Asking questions first will likely lead to a better conversation with your child. As you respond, try to help your child understand the topic better or correct misconceptions by offering facts. Use the simplest explanation you can for your child’s level of development. You might find it helpful to prepare for your conversation by reading articles and books about race, racism, or the history of civil rights in America before starting these conversations.
Be Honest and Share Your Values
Suppose your child asks if you agree or disagree with the protests. Your job is not only to answer honestly but to seize the opportunity to talk about your own personal values and to clearly explain why you hold those values. For example, you could say (whether or not you agree with the protesters) that one of the wonderful aspects of living in a democracy is that we all have the right to freely express our beliefs. If we feel strongly about something, our constitution guarantees us the right to express ourselves and to protest peacefully.
Answer the Tough Questions
Your child might ask about looting or destruction of property. This may be a difficult topic for many parents to navigate. Again, the simplest answer that is factually accurate should guide your response. For example, you might say, “Most people are protesting peacefully; however, other people have joined the protests for different reasons, like destroying property or looting businesses. Sadly, this can take away from the point of the protests, which is to call attention to injustices like racism and police mistreatment of people of color.”
Children may ask about public figures’ and the media’s views and comments as well. They, of course, have the right to express themselves, too. Before you answer, use this as another opportunity to counter with questions: You might ask, “What did you think about what [the public figure] said?” You might also put things in perspective from a power imbalance standpoint: “If you saw a fifth-grader teasing and threatening a first grader, how would you feel about that?” Be sure to emphasize your family’s values about how you talk to and treat people. Children are naturally empathetic, use this as an opportunity to build their empathy and passion to speak out against unfairness or injustice.
Others May Disagree
Older children may come to you about friends and schoolmates who disagree with their point of view on this issue – or any issue. Again, the key is to ask as well as answer. Ask the child how she managed a disagreement with a peer. Did she respond and, if so, how did she feel about the exchange? Before providing a response to your teenager, you might ask, “Would you like to know what I think?”
Parents may try to reduce their own anxiety about tough issues by giving canned advice. I recommend they resist the urge to immediately dole out advice. It’s much better to ask questions first and then have a conversation guided by your personal and family values.
Outline the facts as they are, your value system and how you demonstrate it, without being judgmental with regard to “the other side.”
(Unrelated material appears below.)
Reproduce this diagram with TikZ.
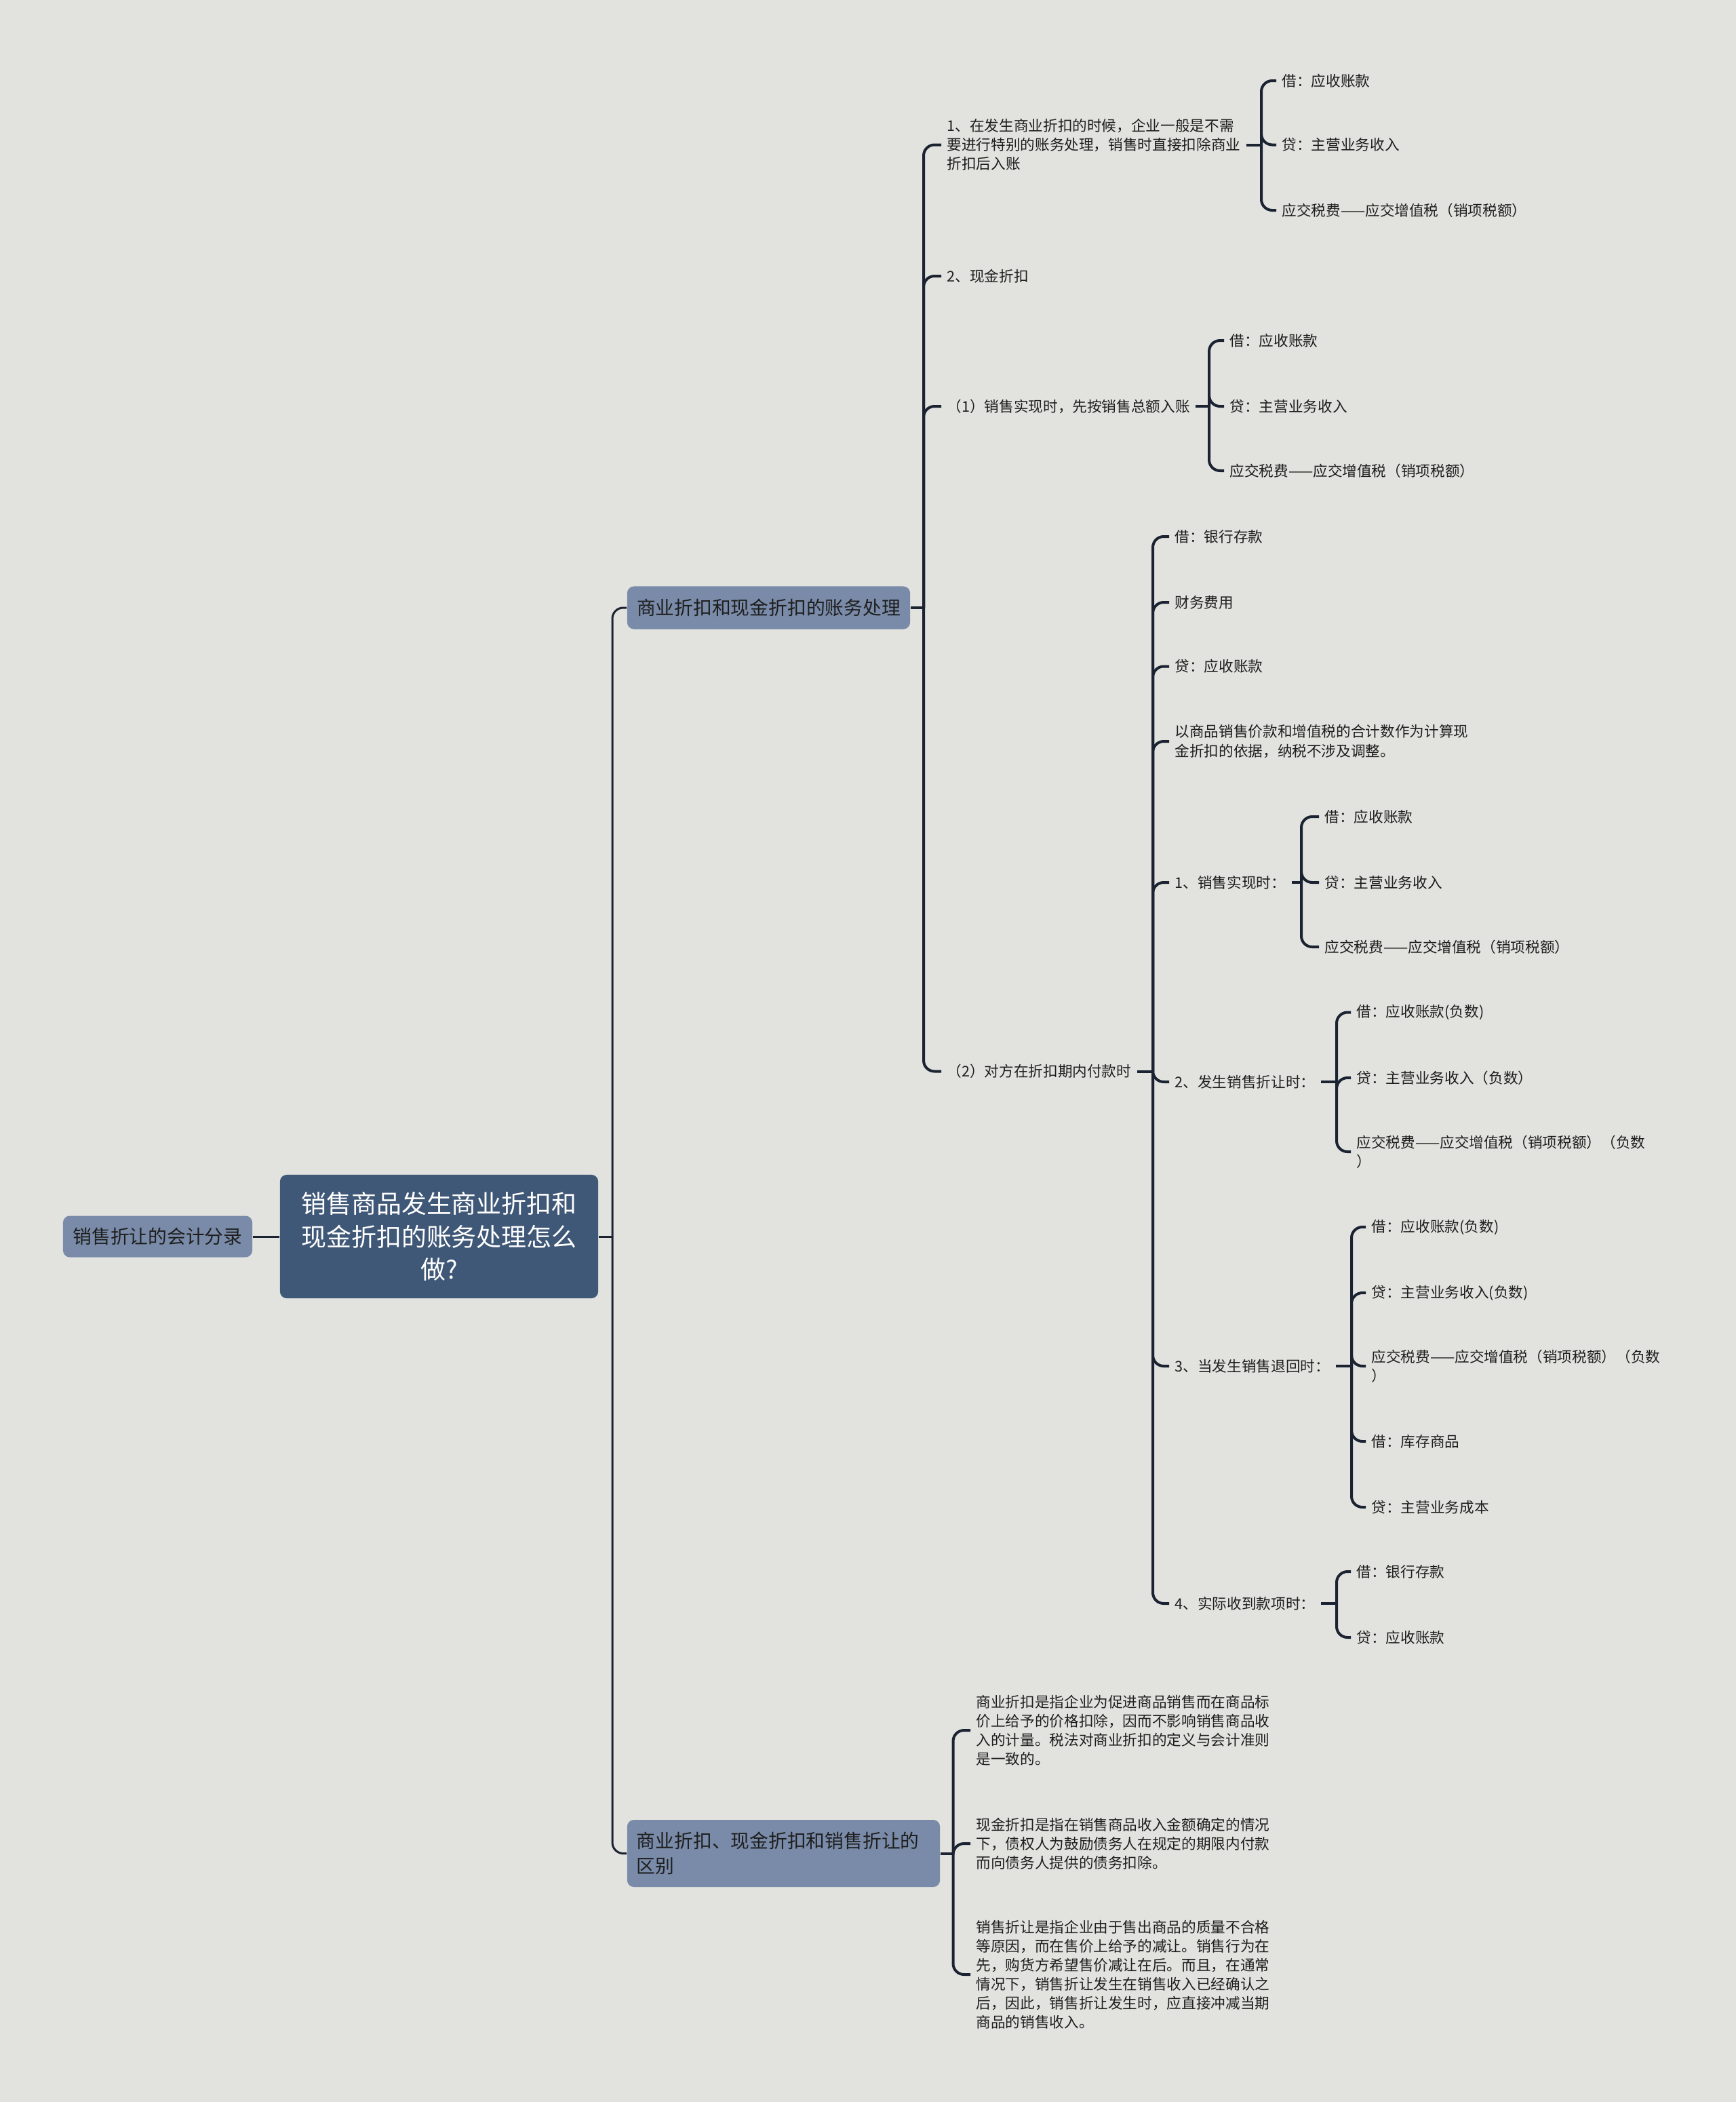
\documentclass[tikz,border=0pt]{standalone}
\usepackage{fontspec}
\setmainfont{Noto Sans CJK SC}
\definecolor{bgcol}{RGB}{226,227,222}
\definecolor{rootcol}{RGB}{64,88,119}
\definecolor{topiccol}{RGB}{121,139,168}
\definecolor{linecol}{RGB}{27,35,50}
\definecolor{txtcol}{RGB}{30,30,30}

\begin{document}
\begin{tikzpicture}[x=0.01cm,y=-0.01cm,
    link/.style={draw=linecol,line width=0.04cm,rounded corners=0.16cm},
    toplink/.style={draw=linecol,line width=0.03cm,rounded corners=0.16cm},
    rootbox/.style={fill=rootcol,text=white,rounded corners=0.1cm,minimum width=4.69cm,
        minimum height=1.82cm,align=center,inner sep=0pt,font=\fontsize{10.5}{13.8}\selectfont},
    topicbox/.style={fill=topiccol,text=txtcol,rounded corners=0.1cm,inner xsep=0.14cm,
        font=\fontsize{7.9}{10.7}\selectfont},
    leaf/.style={anchor=west,text=txtcol,align=left,inner xsep=0.08cm,inner ysep=0.02cm,
        font=\fontsize{6.15}{7.97}\selectfont}]

        % page
        \fill[bgcol] (0,0) rectangle (2560,3099);
        \useasboundingbox (0,0) rectangle (2560,3099);

        % centre and first level
        \node[rootbox] (root) at (647.5,1823) {销售商品发生商业折扣和\\现金折扣的账务处理怎么\\做?};
        \node[topicbox,minimum width=2.79cm,minimum height=0.61cm] (left) at (232.5,1823) {销售折让的会计分录};
        \node[topicbox,minimum width=4.17cm,minimum height=0.63cm] (A) at (1133.5,896) {商业折扣和现金折扣的账务处理};
        \node[topicbox,minimum height=0.99cm,text width=4.33cm,align=left] (B) at (1155.5,2732.5) {商业折扣、现金折扣和销售折让的\\区别};

        \draw[toplink] (left.east) -- (root.west);
        \coordinate (rootT) at (903,1823);
        \draw[toplink] (root.east) -- (rootT);
        \draw[toplink] (rootT) |- (A.west);
        \draw[toplink] (rootT) |- (B.west);

        % accounting branch
        \coordinate (AT) at (1362,896);
        \draw[link] (A.east) -- (AT);
        \node[leaf] (a1) at (1388,213.5) {1、在发生商业折扣的时候，企业一般是不需\\要进行特别的账务处理，销售时直接扣除商业\\折扣后入账};
        \node[leaf] (a2) at (1388,407) {2、现金折扣};
        \node[leaf] (a3) at (1388,599) {（1）销售实现时，先按销售总额入账};
        \node[leaf] (a4) at (1388,1579.5) {（2）对方在折扣期内付款时};
        \foreach \c in {a1,a2,a3,a4} {
            \draw[link] (AT) |- (\c.west);
        }

        \coordinate (a1T) at (1860,213.5);
        \draw[link] (a1.east) -- (a1T);
        \foreach \i/\y/\t in {1/119/借：应收账款,2/213.5/贷：主营业务收入,3/310/应交税费——应交增值税（销项税额）} {
            \node[leaf] (a1-\i) at (1882,\y) {\t};
            \draw[link] (a1T) |- (a1-\i.west);
        }

        \coordinate (a3T) at (1783,599);
        \draw[link] (a3.east) -- (a3T);
        \foreach \i/\y/\t in {1/502/借：应收账款,2/599/贷：主营业务收入,3/694/应交税费——应交增值税（销项税额）} {
            \node[leaf] (a3-\i) at (1805,\y) {\t};
            \draw[link] (a3T) |- (a3-\i.west);
        }

        % payment within the discount period
        \coordinate (a4T) at (1700,1579.5);
        \draw[link] (a4.east) -- (a4T);
        \node[leaf] (b1) at (1724,791) {借：银行存款};
        \node[leaf] (b2) at (1724,888) {财务费用};
        \node[leaf] (b3) at (1724,982.5) {贷：应收账款};
        \node[leaf] (b4) at (1724,1093) {以商品销售价款和增值税的合计数作为计算现\\金折扣的依据，纳税不涉及调整。};
        \node[leaf] (b5) at (1724,1301) {1、销售实现时：};
        \node[leaf] (b6) at (1724,1595) {2、发生销售折让时：};
        \node[leaf] (b7) at (1724,2014) {3、当发生销售退回时：};
        \node[leaf] (b8) at (1724,2364) {4、实际收到款项时：};
        \foreach \c in {b1,b2,b3,b4,b5,b6,b7,b8} {
            \draw[link] (a4T) |- (\c.west);
        }

        \coordinate (b5T) at (1919,1301);
        \draw[link] (b5.east) -- (b5T);
        \foreach \i/\y/\t in {1/1204/借：应收账款,2/1301/贷：主营业务收入,3/1396/应交税费——应交增值税（销项税额）} {
            \node[leaf] (b5-\i) at (1945,\y) {\t};
            \draw[link] (b5T) |- (b5-\i.west);
        }

        \coordinate (b6T) at (1971,1595);
        \draw[link] (b6.east) -- (b6T);
        \node[leaf] (b6-1) at (1992,1492.5) {借：应收账款(负数)};
        \node[leaf] (b6-2) at (1992,1589) {贷：主营业务收入（负数）};
        \node[leaf] (b6-3) at (1992,1698) {应交税费——应交增值税（销项税额）（负数\\）};
        \foreach \i in {1,2,3} {
            \draw[link] (b6T) |- (b6-\i.west);
        }

        \coordinate (b7T) at (1993,2014);
        \draw[link] (b7.east) -- (b7T);
        \node[leaf] (b7-1) at (2014,1809) {借：应收账款(负数)};
        \node[leaf] (b7-2) at (2014,1906) {贷：主营业务收入(负数)};
        \node[leaf] (b7-3) at (2014,2014) {应交税费——应交增值税（销项税额）（负数\\）};
        \node[leaf] (b7-4) at (2014,2125) {借：库存商品};
        \node[leaf] (b7-5) at (2014,2222) {贷：主营业务成本};
        \foreach \i in {1,...,5} {
            \draw[link] (b7T) |- (b7-\i.west);
        }

        \coordinate (b8T) at (1971,2364);
        \draw[link] (b8.east) -- (b8T);
        \foreach \i/\y/\t in {1/2317/借：银行存款,2/2414/贷：应收账款} {
            \node[leaf] (b8-\i) at (1992,\y) {\t};
            \draw[link] (b8T) |- (b8-\i.west);
        }

        % difference branch
        \coordinate (BT) at (1405.5,2732.5);
        \draw[link] (B.east) -- (BT);
        \node[leaf] (p1) at (1431,2551) {商业折扣是指企业为促进商品销售而在商品标\\价上给予的价格扣除，因而不影响销售商品收\\入的计量。税法对商业折扣的定义与会计准则\\是一致的。};
        \node[leaf] (p2) at (1431,2718) {现金折扣是指在销售商品收入金额确定的情况\\下，债权人为鼓励债务人在规定的期限内付款\\而向债务人提供的债务扣除。};
        \node[leaf] (p3) at (1431,2911) {销售折让是指企业由于售出商品的质量不合格\\等原因，而在售价上给予的减让。销售行为在\\先，购货方希望售价减让在后。而且，在通常\\情况下，销售折让发生在销售收入已经确认之\\后，因此，销售折让发生时，应直接冲减当期\\商品的销售收入。};
        \foreach \c in {p1,p2,p3} {
            \draw[link] (BT) |- (\c.west);
        }
    \end{tikzpicture}
\end{document}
To encourage healthy discourse about difficult topics such as race, racism, and injustice in our country, it’s important to have conversations with our children, early and often. Even if your children don’t raise the subject of race-related protesting, it might be beneficial to bring it up anyway. Parents tend to practice avoidance as a way of managing their discomfort with tough topics. Your silence on the topic might communicate a powerful message to your children (e.g., this is not our problem, we shouldn’t talk about these things). If these issues are important enough to your family, start the conversation!